● Goal: Do not repeat pictures. Repeat exactly the lines of the listing below from its first line through the line with "(461,521) rectangle (925,530);".

● Data:
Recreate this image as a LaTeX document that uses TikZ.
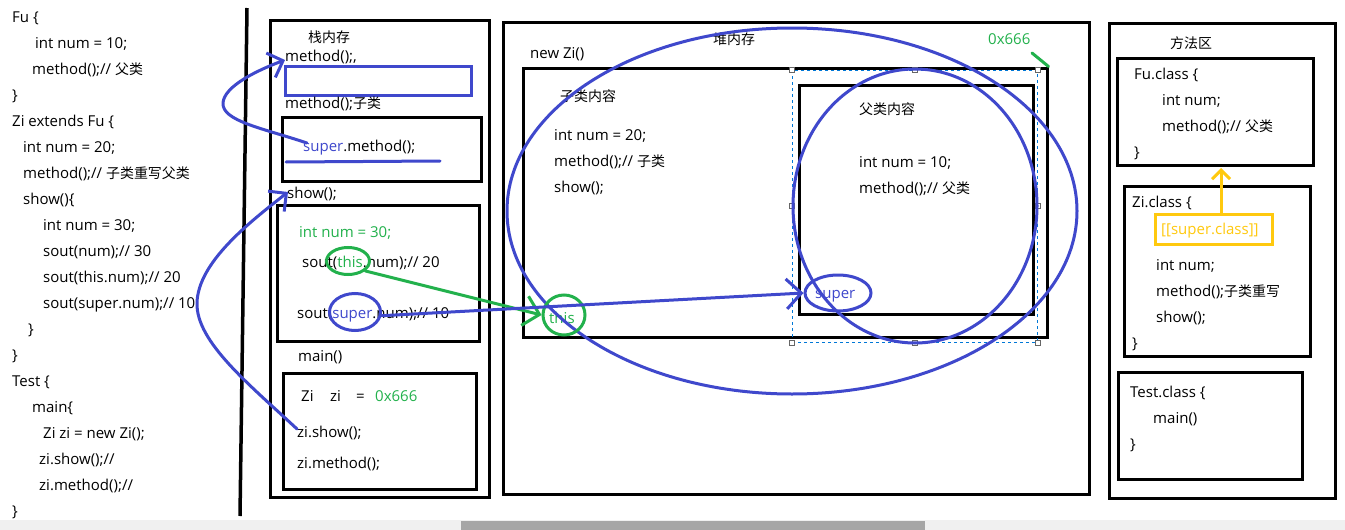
\documentclass[tikz,border=0pt]{standalone}
\usepackage{fontspec}
\setmainfont{Open Sans}
\newfontfamily\cjk{Noto Sans CJK SC}[Scale=0.93]
\usetikzlibrary{arrows.meta,fit,shapes.geometric}
\definecolor{pblue}{RGB}{63,72,204}
\definecolor{pgreen}{RGB}{34,177,76}
\definecolor{pyellow}{RGB}{255,201,14}
\definecolor{tgreen}{RGB}{34,177,76}
\definecolor{selblue}{RGB}{0,120,215}
\definecolor{scrollbg}{RGB}{240,240,240}
\definecolor{thumbc}{RGB}{166,166,166}
\newcommand{\zh}[1]{{\cjk #1}}
\begin{document}
\begin{tikzpicture}[x=1pt,y=-1pt,
  txt/.style={anchor=west,inner sep=0pt,text height=10pt,text depth=0pt,font=\fontsize{15}{17}\selectfont},
  box/.style={draw=black,line width=3pt,inner sep=0pt},
  ell/.style={draw=#1,line width=3pt,ellipse,inner sep=0pt},
  bl/.style={draw=pblue,line width=3pt,line cap=round,line join=round},
  gr/.style={draw=pgreen,line width=3pt,line cap=round},
  barb/.style={-{Straight Barb[length=#1,width=2*#1]}},
  handle/.style={draw=black!60,fill=white,line width=0.7pt,minimum size=5pt,inner sep=0pt}]
\useasboundingbox (0,0) rectangle (1345,530);
\fill[white] (0,0) rectangle (1345,530);
% scrollbar
\fill[scrollbg] (0,520) rectangle (1345,530);
\fill[thumbc] (461,521) rectangle (925,530);

% ---------- left code ----------
\node[txt] (L1) at (12,17) {Fu \{};
\node[txt] (L2) at (35,43) {int num = 10;};
\node[txt] (L3) at (32,69) {method();// \zh{父类}};
\node[txt] (L4) at (12,95) {\}};
\node[txt] (L5) at (12,121) {Zi extends Fu \{};
\node[txt] (L6) at (23,147) {int num = 20;};
\node[txt] (L7) at (23,173) {method();// \zh{子类重写父类}};
\node[txt] (L8) at (23,199) {show()\{};
\node[txt] (L9) at (43,225) {int num = 30;};
\node[txt] (L10) at (43,251) {sout(num);// 30};
\node[txt] (L11) at (43,277) {sout(this.num);// 20};
\node[txt] (L12) at (43,303) {sout(super.num);// 10};
\node[txt] (L13) at (28,329) {\}};
\node[txt] (L14) at (12,355) {\}};
\node[txt] (L15) at (12,381) {Test \{};
\node[txt] (L16) at (32,407) {main\{};
\node[txt] (L17) at (43,433) {Zi zi = new Zi();};
\node[txt] (L18) at (39,459) {zi.show();//};
\node[txt] (L19) at (39,485) {zi.method();//};
\node[txt] (L20) at (12,511) {\}};
\coordinate (v1) at (247,8);
\coordinate (v2) at (240,516);
\draw[line width=3.5pt] (v1) -- (v2);

% ---------- stack ----------
\node[box,fit={(270,20)(489,497)}] (stack) {};
\node[txt] (s0) at (308,37) {\zh{栈内存}};
\node[txt] (s1) at (285,56) {method();,};
\node[draw=pblue,line width=3pt,inner sep=0pt,fit={(285,66)(471,95)}] (frame1) {};
\node[txt] (s2) at (285,103) {method();\zh{子类}};
\node[box,fit={(282,117)(481,181)}] (frame2) {};
\node[txt] (s3) at (303,146) {\textcolor{pblue}{super}.method();};
\coordinate (u1) at (286,162);
\coordinate (u2) at (440,161);
\draw[bl] (u1) -- (u2);
\node[txt] (s4) at (287,193) {show();};
\node[box,fit={(277,205)(479,341)}] (frame3) {};
\node[txt,text=tgreen] (s5) at (299,232) {int num = 30;};
\node[txt] (s6) at (302,262) {sout(\textcolor{tgreen}{this}.num);// 20};
\node[txt] (s7) at (297,313) {sout(\textcolor{pblue}{super}.num);// 10};
\node[txt] (s8) at (298,356) {main()};
\node[box,fit={(283,373)(476,489)}] (frame4) {};
\node[txt] (s9) at (301,396) {Zi};
\node[txt] (s10) at (330,396) {zi};
\node[txt] (s11) at (356,396) {=};
\node[txt,text=tgreen] (s12) at (375,396) {0x666};
\node[txt] (s13) at (297,432) {zi.show();};
\node[txt] (s14) at (297,463) {zi.method();};
\node[ell=pgreen,minimum width=43pt,minimum height=27pt] (thisE) at (348,261) {};
\node[ell=pblue,minimum width=51pt,minimum height=37pt] (superE) at (355,312) {};

% ---------- heap ----------
\node[box,fit={(503,22)(1089,494)}] (heap) {};
\node[txt] (h0) at (713,40) {\zh{堆内存}};
\node[txt] (h1) at (530,53) {new Zi()};
\node[txt,text=tgreen] (h2) at (988,40) {0x666};
\node[box,fit={(523,68)(1047,337)}] (ziobj) {};
\node[txt] (h3) at (560,96) {\zh{子类内容}};
\node[txt] (h4) at (554,135) {int num = 20;};
\node[txt] (h5) at (554,161) {method();// \zh{子类}};
\node[txt] (h6) at (554,187) {show();};
\node[box,fit={(799,85)(1033,314)}] (fuobj) {};
\node[txt] (h7) at (859,109) {\zh{父类内容}};
\node[txt] (h8) at (859,162) {int num = 10;};
\node[txt] (h9) at (859,188) {method();// \zh{父类}};
\node[txt,text=pblue] (h10) at (815,293) {super};
\node[txt,text=tgreen] (h11) at (549,318) {this};
\node[draw=selblue,dashed,line width=0.8pt,inner sep=0pt,fit={(792,70)(1037,342)}] (sel) {};
\foreach \a/\n in {north west/a,north/b,north east/c,east/d,south east/e,south/f,south west/g,west/h}
  \node[handle] (hd\n) at (sel.\a) {};
\node[ell=pblue,minimum width=570pt,minimum height=366pt] (bigE) at (792,211) {};
\node[ell=pblue,minimum width=244pt,minimum height=274pt] (fuE) at (915,206) {};
\node[ell=pblue,minimum width=66pt,minimum height=36pt] (superH) at (838,293) {};
\node[ell=pgreen,minimum width=42pt,minimum height=40pt] (thisC) at (564,315) {};
\coordinate (g1) at (1032,53);
\draw[gr] (g1) -- (ziobj.north east);

% ---------- method area ----------
\node[box,fit={(1109,23)(1335,498)}] (marea) {};
\node[txt] (m0) at (1170,43) {\zh{方法区}};
\node[box,fit={(1117,58)(1313,165)}] (fucls) {};
\node[txt] (m1) at (1134,74) {Fu.class \{};
\node[txt] (m2) at (1162,100) {int num;};
\node[txt] (m3) at (1162,126) {method();// \zh{父类}};
\node[txt] (m4) at (1134,152) {\}};
\node[box,fit={(1124,186)(1310,356)}] (zicls) {};
\node[txt] (m5) at (1132,202) {Zi.class \{};
\node[draw=pyellow,line width=3pt,inner sep=0pt,fit={(1155,214)(1272,244)}] (supbox) {};
\node[txt,text=pyellow] (m6) at (1161,229) {[[super.class]]};
\node[txt] (m7) at (1156,265) {int num;};
\node[txt] (m8) at (1156,291) {method();\zh{子类重写}};
\node[txt] (m9) at (1156,317) {show();};
\node[txt] (m10) at (1132,343) {\}};
\node[box,fit={(1118,372)(1302,479)}] (testcls) {};
\node[txt] (m11) at (1130,392) {Test.class \{};
\node[txt] (m12) at (1153,418) {main()};
\node[txt] (m13) at (1130,444) {\}};
\coordinate (y1) at (1221,213);
\coordinate (y2) at (1221,168);
\draw[draw=pyellow,line width=3pt,line cap=round,barb=9pt] (y1) -- (y2);

% ---------- connectors ----------
\coordinate (k1) at (223,103);
\coordinate (k2) at (197,303);
\coordinate (t1) at (285,60);
\coordinate (t2) at (288,192);
\coordinate (st1) at (307,143);
\coordinate (st2) at (297,429);
\draw[bl,barb=13pt] (st1) .. controls (262,128) and (222,121) .. (k1)
   .. controls (224,86) and (258,70) .. (t1);
\draw[bl,barb=13pt] (st2) .. controls (250,385) and (196,342) .. (k2)
   .. controls (198,262) and (250,222) .. (t2);
\draw[gr,barb=15pt] (thisE.-30) -- (thisC.west);
\draw[bl,barb=15pt] (superE.-8) -- (superH.west);
\end{tikzpicture}
\end{document}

● Output of the exercise:
Recreate this image as a LaTeX document that uses TikZ.
\documentclass[tikz,border=0pt]{standalone}
\usepackage{fontspec}
\setmainfont{Open Sans}
\newfontfamily\cjk{Noto Sans CJK SC}[Scale=0.93]
\usetikzlibrary{arrows.meta,fit,shapes.geometric}
\definecolor{pblue}{RGB}{63,72,204}
\definecolor{pgreen}{RGB}{34,177,76}
\definecolor{pyellow}{RGB}{255,201,14}
\definecolor{tgreen}{RGB}{34,177,76}
\definecolor{selblue}{RGB}{0,120,215}
\definecolor{scrollbg}{RGB}{240,240,240}
\definecolor{thumbc}{RGB}{166,166,166}
\newcommand{\zh}[1]{{\cjk #1}}
\begin{document}
\begin{tikzpicture}[x=1pt,y=-1pt,
  txt/.style={anchor=west,inner sep=0pt,text height=10pt,text depth=0pt,font=\fontsize{15}{17}\selectfont},
  box/.style={draw=black,line width=3pt,inner sep=0pt},
  ell/.style={draw=#1,line width=3pt,ellipse,inner sep=0pt},
  bl/.style={draw=pblue,line width=3pt,line cap=round,line join=round},
  gr/.style={draw=pgreen,line width=3pt,line cap=round},
  barb/.style={-{Straight Barb[length=#1,width=2*#1]}},
  handle/.style={draw=black!60,fill=white,line width=0.7pt,minimum size=5pt,inner sep=0pt}]
\useasboundingbox (0,0) rectangle (1345,530);
\fill[white] (0,0) rectangle (1345,530);
% scrollbar
\fill[scrollbg] (0,520) rectangle (1345,530);
\fill[thumbc] (461,521) rectangle (925,530);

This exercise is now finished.